**What this task involves**
Drop all images and give the records again exactly.
-- START OF Input records --
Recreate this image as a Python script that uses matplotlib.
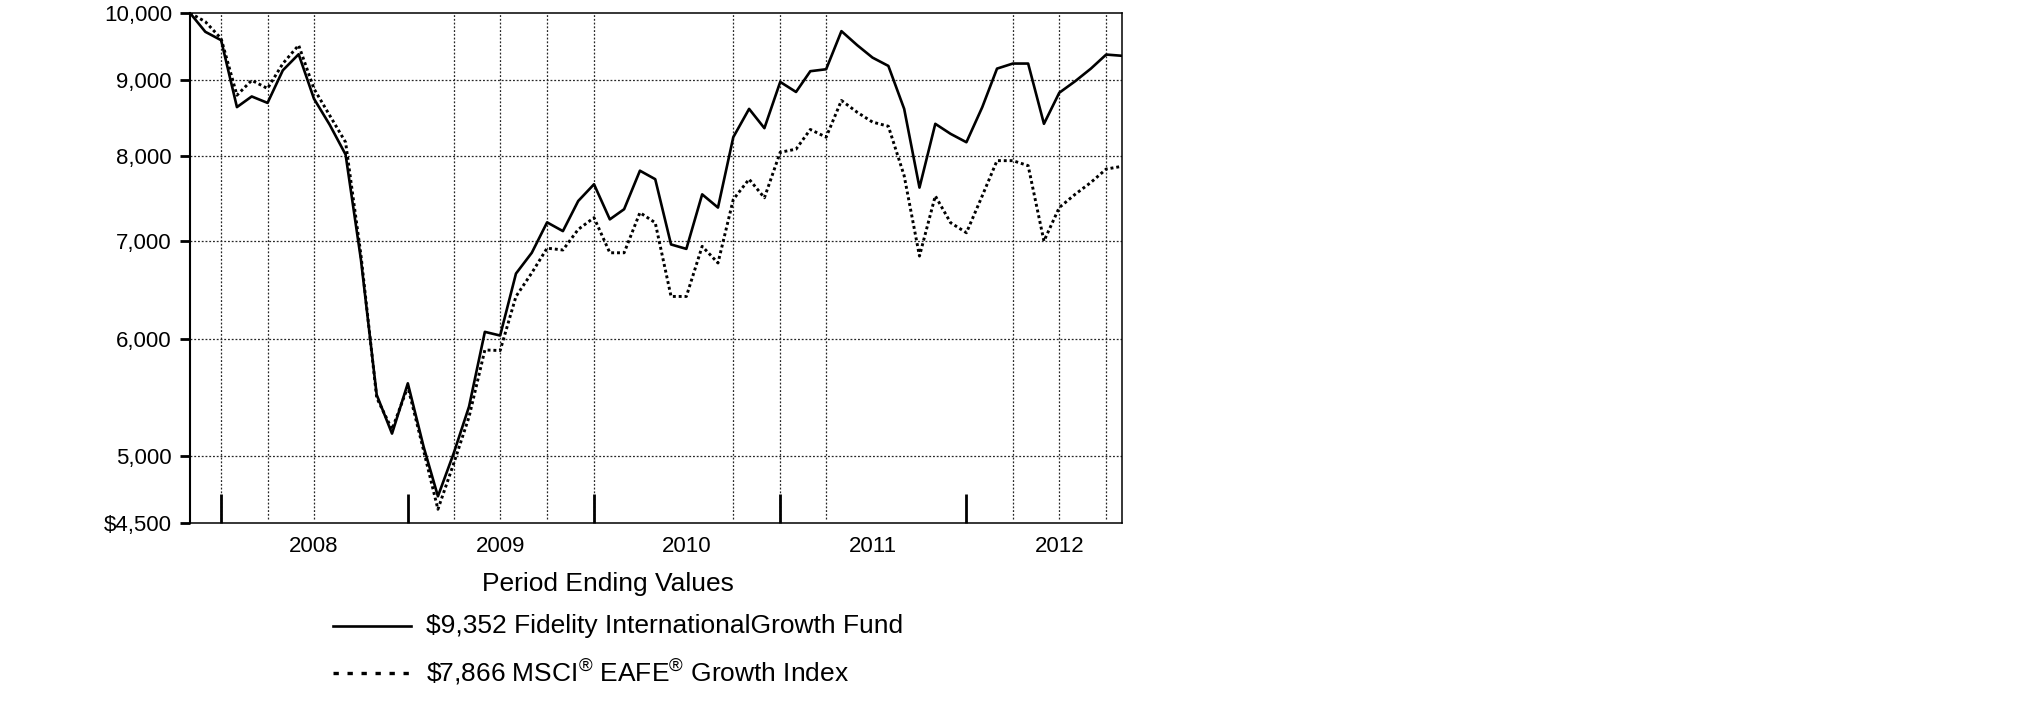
import numpy as np
import pandas as pd
import matplotlib
matplotlib.use('Agg')
import matplotlib.pyplot as plt
from matplotlib.lines import Line2D
from matplotlib.ticker import NullLocator

plt.rcParams['font.family'] = ['Liberation Sans', 'DejaVu Sans']
plt.rcParams['mathtext.fontset'] = 'custom'
plt.rcParams['mathtext.rm'] = 'Liberation Sans'
plt.rcParams['mathtext.default'] = 'regular'

# month ends, Oct 2007 .. Oct 2012
dates = pd.date_range('2007-10-31', '2012-10-31', freq='ME')

fund = [10000, 9710, 9583, 8630, 8775, 8687, 9142, 9375, 8744, 8393,
        8012, 6800, 5500, 5176, 5600, 5070, 4692, 5020, 5400, 6070,
        6035, 6650, 6870, 7205, 7107, 7450, 7648, 7239, 7355, 7812,
        7709, 6960, 6912, 7528, 7374, 8233, 8606, 8350, 8977, 8837,
        9129, 9157, 9720, 9508, 9325, 9205, 8606, 7608, 8407, 8276,
        8168, 8628, 9166, 9239, 9239, 8407, 8826, 8986, 9166, 9370,
        9352]
index = [10000, 9865, 9608, 8792, 9000, 8885, 9239, 9508, 8882, 8517,
         8168, 6850, 5475, 5210, 5570, 5040, 4598, 4940, 5313, 5900,
         5895, 6416, 6657, 6920, 6900, 7126, 7258, 6870, 6870, 7316,
         7201, 6416, 6416, 6940, 6761, 7468, 7709, 7488, 8041, 8080,
         8333, 8233, 8720, 8560, 8430, 8375, 7750, 6835, 7510, 7201,
         7089, 7510, 7936, 7936, 7874, 6997, 7374, 7528, 7670, 7832,
         7866]

fund_label = "$9,352 Fidelity InternationalGrowth Fund"
index_label = r"\$7,866 MSCI$^{®}$ EAFE$^{®}$ Growth Index"

y_ticks = [4500, 5000, 6000, 7000, 8000, 9000, 10000]
y_labels = ["$4,500", "5,000", "6,000", "7,000", "8,000", "9,000", "10,000"]
years = ["2008", "2009", "2010", "2011", "2012"]
year_ends = pd.to_datetime(['2007-12-31', '2008-12-31', '2009-12-31', '2010-12-31', '2011-12-31'])
mid_years = pd.to_datetime(['2008-06-30', '2009-06-30', '2010-06-30', '2011-06-30', '2012-06-30'])
# the vertical grid in the original is only drawn at some quarter ends
grid_dates = dates[[2, 5, 8, 17, 20, 23, 26, 35, 38, 41, 53, 56, 59]]

fig = plt.figure(figsize=(20.25, 7.17), dpi=100)
ax = fig.add_axes([190/2025, 194/717, 932/2025, 510/717])

ax.set_yscale('log')
ax.set_ylim(4500, 10000)
ax.set_xlim(dates[0], dates[-1])

grid_kw = dict(color='0.15', lw=0.9, linestyle=(0, (1.5, 1.5)), zorder=1)
for v in y_ticks[1:-1]:
    ax.axhline(v, **grid_kw)
for d in grid_dates:
    ax.axvline(d, ymin=0.008, **grid_kw)

ax.plot(dates, fund, color='black', lw=1.9, zorder=3)
ax.plot(dates, index, color='black', lw=2.1, linestyle=(0, (1.0, 1.0)), zorder=2)

ax.yaxis.set_minor_locator(NullLocator())
ax.set_yticks(y_ticks)
ax.set_yticklabels(y_labels, fontsize=16)
ax.tick_params(axis='y', direction='out', length=7, width=2, pad=6)

ax.set_xticks(year_ends)
ax.set_xticklabels([])
ax.set_xticks(mid_years, minor=True)
ax.set_xticklabels(years, minor=True, fontsize=16)
ax.tick_params(axis='x', which='major', direction='in', length=21, width=2)
ax.tick_params(axis='x', which='minor', length=0, pad=9)

for s in ax.spines.values():
    s.set_linewidth(1.1)
ax.spines['left'].set_linewidth(1.5)

fig.text(608/2025, 1 - 584/717, "Period Ending Values", fontsize=19,
         ha='center', va='center')

# legend drawn by hand to match the spacing of the original
fig.add_artist(Line2D([333/2025, 411/2025], [1 - 626/717] * 2, color='black',
                      lw=1.9, transform=fig.transFigure))
fig.add_artist(Line2D([333/2025, 411/2025], [1 - 673/717] * 2, color='black',
                      lw=2.4, linestyle=(0, (1.6, 2.6)), transform=fig.transFigure))
fig.text(426/2025, 1 - 626/717, fund_label, fontsize=19, va='center')
fig.text(426/2025, 1 - 673/717, index_label, fontsize=19, va='center')

fig.savefig('out.png', dpi=100)
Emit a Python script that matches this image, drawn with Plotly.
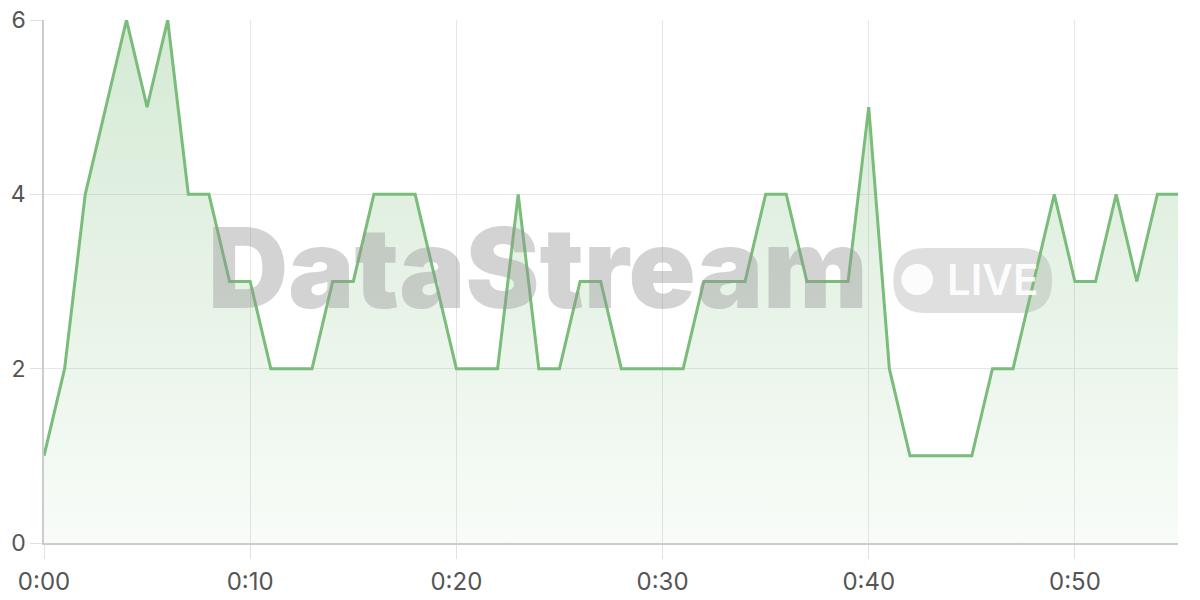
import plotly.graph_objects as go

minutes = list(range(56))
values = [1, 2, 4, 5, 6, 5, 6, 4, 4, 3, 3, 2, 2, 2, 3, 3, 4, 4, 4, 3,
          2, 2, 2, 4, 2, 2, 3, 3, 2, 2, 2, 2, 3, 3, 3, 4, 4, 3, 3, 3,
          5, 2, 1, 1, 1, 1, 2, 2, 3, 4, 3, 3, 4, 3, 4, 4]
tick_vals = [0, 10, 20, 30, 40, 50]
tick_text = ["0:00", "0:10", "0:20", "0:30", "0:40", "0:50"]

fig = go.Figure()
fig.add_trace(go.Scatter(
    x=minutes, y=values, mode="lines",
    line=dict(color="rgb(122,188,122)", width=3),
    fill="tozeroy",
    fillgradient=dict(type="vertical",
                      colorscale=[[0, "rgba(122,188,122,0.05)"], [1, "rgba(122,188,122,0.32)"]]),
    hoverinfo="skip",
))

# Watermark
fig.add_annotation(xref="paper", yref="paper", x=0.1425, y=0.526, xanchor="left", yanchor="middle",
                   text="DataStream", showarrow=False,
                   font=dict(family="Inter", size=111, weight=900, color="rgba(150,150,150,0.42)"))
x0, x1, y0, y1 = 0.749, 0.889, 0.440, 0.564
rx = 0.028
ym = (y0 + y1) / 2
pill = (f"M {x0+rx} {y1} L {x1-rx} {y1} Q {x1} {y1} {x1} {ym} Q {x1} {y0} {x1-rx} {y0} "
        f"L {x0+rx} {y0} Q {x0} {y0} {x0} {ym} Q {x0} {y1} {x0+rx} {y1} Z")
fig.add_shape(type="path", xref="paper", yref="paper", path=pill,
              fillcolor="rgba(150,150,150,0.3)", line=dict(width=0), layer="below")
fig.add_annotation(xref="paper", yref="paper", x=0.815, y=0.503, xanchor="center", yanchor="middle",
                   text="● LIVE", showarrow=False,
                   font=dict(family="Inter", size=42, weight=600, color="rgba(255,255,255,0.92)"))

fig.update_layout(
    width=1192, height=592,
    margin=dict(l=36, r=22, t=12, b=57),
    paper_bgcolor="white", plot_bgcolor="white",
    showlegend=False,
    font=dict(family="Inter", size=24, color="#555"),
    xaxis=dict(range=[0, 55], tickvals=tick_vals, ticktext=tick_text, automargin=False,
               showgrid=True, gridcolor="#e6e6e6", gridwidth=1,
               showline=True, linecolor="#cccccc", linewidth=1.5,
               ticks="outside", ticklen=14, tickcolor="#e0e0e0", zeroline=False,
               ticklabelstandoff=2),
    yaxis=dict(range=[0, 6], tickvals=[0, 2, 4, 6], automargin=False,
               showgrid=True, gridcolor="#e6e6e6", gridwidth=1,
               showline=True, linecolor="#cccccc", linewidth=1.5,
               ticks="outside", ticklen=12, tickcolor="#e0e0e0", zeroline=False,
               ticklabelstandoff=0, ticklabeloverflow="allow", tickfont=dict(size=23)),
)

fig.write_html("out.html")
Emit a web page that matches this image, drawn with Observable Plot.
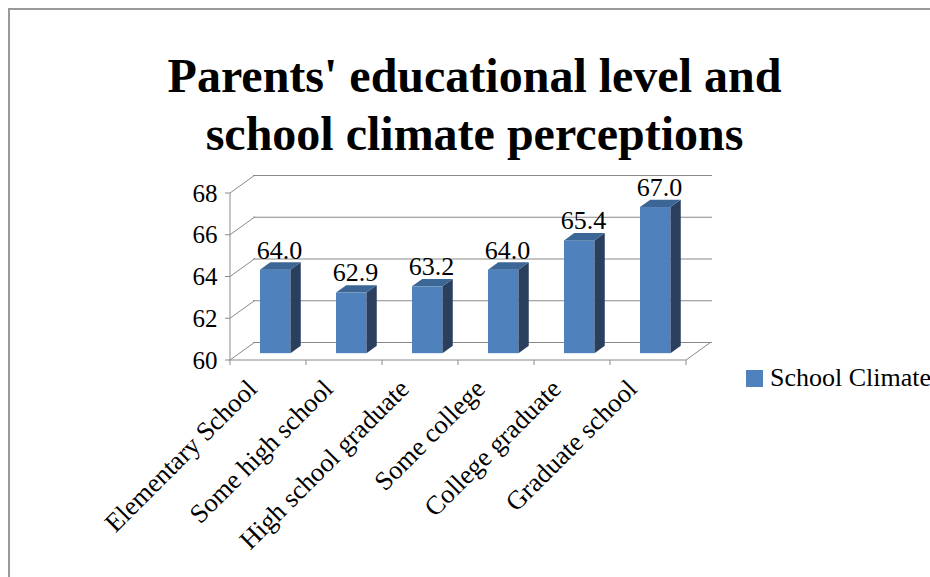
-- END OF Input records --
**Exercise result**
Recreate this image as a Python script that uses matplotlib.
import numpy as np
import pandas as pd
import matplotlib
matplotlib.use('Agg')
import matplotlib.pyplot as plt
from matplotlib.lines import Line2D
from matplotlib.ticker import NullLocator

plt.rcParams['font.family'] = ['Liberation Sans', 'DejaVu Sans']
plt.rcParams['mathtext.fontset'] = 'custom'
plt.rcParams['mathtext.rm'] = 'Liberation Sans'
plt.rcParams['mathtext.default'] = 'regular'

# month ends, Oct 2007 .. Oct 2012
dates = pd.date_range('2007-10-31', '2012-10-31', freq='ME')

fund = [10000, 9710, 9583, 8630, 8775, 8687, 9142, 9375, 8744, 8393,
        8012, 6800, 5500, 5176, 5600, 5070, 4692, 5020, 5400, 6070,
        6035, 6650, 6870, 7205, 7107, 7450, 7648, 7239, 7355, 7812,
        7709, 6960, 6912, 7528, 7374, 8233, 8606, 8350, 8977, 8837,
        9129, 9157, 9720, 9508, 9325, 9205, 8606, 7608, 8407, 8276,
        8168, 8628, 9166, 9239, 9239, 8407, 8826, 8986, 9166, 9370,
        9352]
index = [10000, 9865, 9608, 8792, 9000, 8885, 9239, 9508, 8882, 8517,
         8168, 6850, 5475, 5210, 5570, 5040, 4598, 4940, 5313, 5900,
         5895, 6416, 6657, 6920, 6900, 7126, 7258, 6870, 6870, 7316,
         7201, 6416, 6416, 6940, 6761, 7468, 7709, 7488, 8041, 8080,
         8333, 8233, 8720, 8560, 8430, 8375, 7750, 6835, 7510, 7201,
         7089, 7510, 7936, 7936, 7874, 6997, 7374, 7528, 7670, 7832,
         7866]

fund_label = "$9,352 Fidelity InternationalGrowth Fund"
index_label = r"\$7,866 MSCI$^{®}$ EAFE$^{®}$ Growth Index"

y_ticks = [4500, 5000, 6000, 7000, 8000, 9000, 10000]
y_labels = ["$4,500", "5,000", "6,000", "7,000", "8,000", "9,000", "10,000"]
years = ["2008", "2009", "2010", "2011", "2012"]
year_ends = pd.to_datetime(['2007-12-31', '2008-12-31', '2009-12-31', '2010-12-31', '2011-12-31'])
mid_years = pd.to_datetime(['2008-06-30', '2009-06-30', '2010-06-30', '2011-06-30', '2012-06-30'])
# the vertical grid in the original is only drawn at some quarter ends
grid_dates = dates[[2, 5, 8, 17, 20, 23, 26, 35, 38, 41, 53, 56, 59]]

fig = plt.figure(figsize=(20.25, 7.17), dpi=100)
ax = fig.add_axes([190/2025, 194/717, 932/2025, 510/717])

ax.set_yscale('log')
ax.set_ylim(4500, 10000)
ax.set_xlim(dates[0], dates[-1])

grid_kw = dict(color='0.15', lw=0.9, linestyle=(0, (1.5, 1.5)), zorder=1)
for v in y_ticks[1:-1]:
    ax.axhline(v, **grid_kw)
for d in grid_dates:
    ax.axvline(d, ymin=0.008, **grid_kw)

ax.plot(dates, fund, color='black', lw=1.9, zorder=3)
ax.plot(dates, index, color='black', lw=2.1, linestyle=(0, (1.0, 1.0)), zorder=2)

ax.yaxis.set_minor_locator(NullLocator())
ax.set_yticks(y_ticks)
ax.set_yticklabels(y_labels, fontsize=16)
ax.tick_params(axis='y', direction='out', length=7, width=2, pad=6)

ax.set_xticks(year_ends)
ax.set_xticklabels([])
ax.set_xticks(mid_years, minor=True)
ax.set_xticklabels(years, minor=True, fontsize=16)
ax.tick_params(axis='x', which='major', direction='in', length=21, width=2)
ax.tick_params(axis='x', which='minor', length=0, pad=9)

for s in ax.spines.values():
    s.set_linewidth(1.1)
ax.spines['left'].set_linewidth(1.5)

fig.text(608/2025, 1 - 584/717, "Period Ending Values", fontsize=19,
         ha='center', va='center')

# legend drawn by hand to match the spacing of the original
fig.add_artist(Line2D([333/2025, 411/2025], [1 - 626/717] * 2, color='black',
                      lw=1.9, transform=fig.transFigure))
fig.add_artist(Line2D([333/2025, 411/2025], [1 - 673/717] * 2, color='black',
                      lw=2.4, linestyle=(0, (1.6, 2.6)), transform=fig.transFigure))
fig.text(426/2025, 1 - 626/717, fund_label, fontsize=19, va='center')
fig.text(426/2025, 1 - 673/717, index_label, fontsize=19, va='center')

fig.savefig('out.png', dpi=100)
Emit a Python script that matches this image, drawn with Plotly.
import plotly.graph_objects as go

minutes = list(range(56))
values = [1, 2, 4, 5, 6, 5, 6, 4, 4, 3, 3, 2, 2, 2, 3, 3, 4, 4, 4, 3,
          2, 2, 2, 4, 2, 2, 3, 3, 2, 2, 2, 2, 3, 3, 3, 4, 4, 3, 3, 3,
          5, 2, 1, 1, 1, 1, 2, 2, 3, 4, 3, 3, 4, 3, 4, 4]
tick_vals = [0, 10, 20, 30, 40, 50]
tick_text = ["0:00", "0:10", "0:20", "0:30", "0:40", "0:50"]

fig = go.Figure()
fig.add_trace(go.Scatter(
    x=minutes, y=values, mode="lines",
    line=dict(color="rgb(122,188,122)", width=3),
    fill="tozeroy",
    fillgradient=dict(type="vertical",
                      colorscale=[[0, "rgba(122,188,122,0.05)"], [1, "rgba(122,188,122,0.32)"]]),
    hoverinfo="skip",
))

# Watermark
fig.add_annotation(xref="paper", yref="paper", x=0.1425, y=0.526, xanchor="left", yanchor="middle",
                   text="DataStream", showarrow=False,
                   font=dict(family="Inter", size=111, weight=900, color="rgba(150,150,150,0.42)"))
x0, x1, y0, y1 = 0.749, 0.889, 0.440, 0.564
rx = 0.028
ym = (y0 + y1) / 2
pill = (f"M {x0+rx} {y1} L {x1-rx} {y1} Q {x1} {y1} {x1} {ym} Q {x1} {y0} {x1-rx} {y0} "
        f"L {x0+rx} {y0} Q {x0} {y0} {x0} {ym} Q {x0} {y1} {x0+rx} {y1} Z")
fig.add_shape(type="path", xref="paper", yref="paper", path=pill,
              fillcolor="rgba(150,150,150,0.3)", line=dict(width=0), layer="below")
fig.add_annotation(xref="paper", yref="paper", x=0.815, y=0.503, xanchor="center", yanchor="middle",
                   text="● LIVE", showarrow=False,
                   font=dict(family="Inter", size=42, weight=600, color="rgba(255,255,255,0.92)"))

fig.update_layout(
    width=1192, height=592,
    margin=dict(l=36, r=22, t=12, b=57),
    paper_bgcolor="white", plot_bgcolor="white",
    showlegend=False,
    font=dict(family="Inter", size=24, color="#555"),
    xaxis=dict(range=[0, 55], tickvals=tick_vals, ticktext=tick_text, automargin=False,
               showgrid=True, gridcolor="#e6e6e6", gridwidth=1,
               showline=True, linecolor="#cccccc", linewidth=1.5,
               ticks="outside", ticklen=14, tickcolor="#e0e0e0", zeroline=False,
               ticklabelstandoff=2),
    yaxis=dict(range=[0, 6], tickvals=[0, 2, 4, 6], automargin=False,
               showgrid=True, gridcolor="#e6e6e6", gridwidth=1,
               showline=True, linecolor="#cccccc", linewidth=1.5,
               ticks="outside", ticklen=12, tickcolor="#e0e0e0", zeroline=False,
               ticklabelstandoff=0, ticklabeloverflow="allow", tickfont=dict(size=23)),
)

fig.write_html("out.html")
Emit a web page that matches this image, drawn with Observable Plot.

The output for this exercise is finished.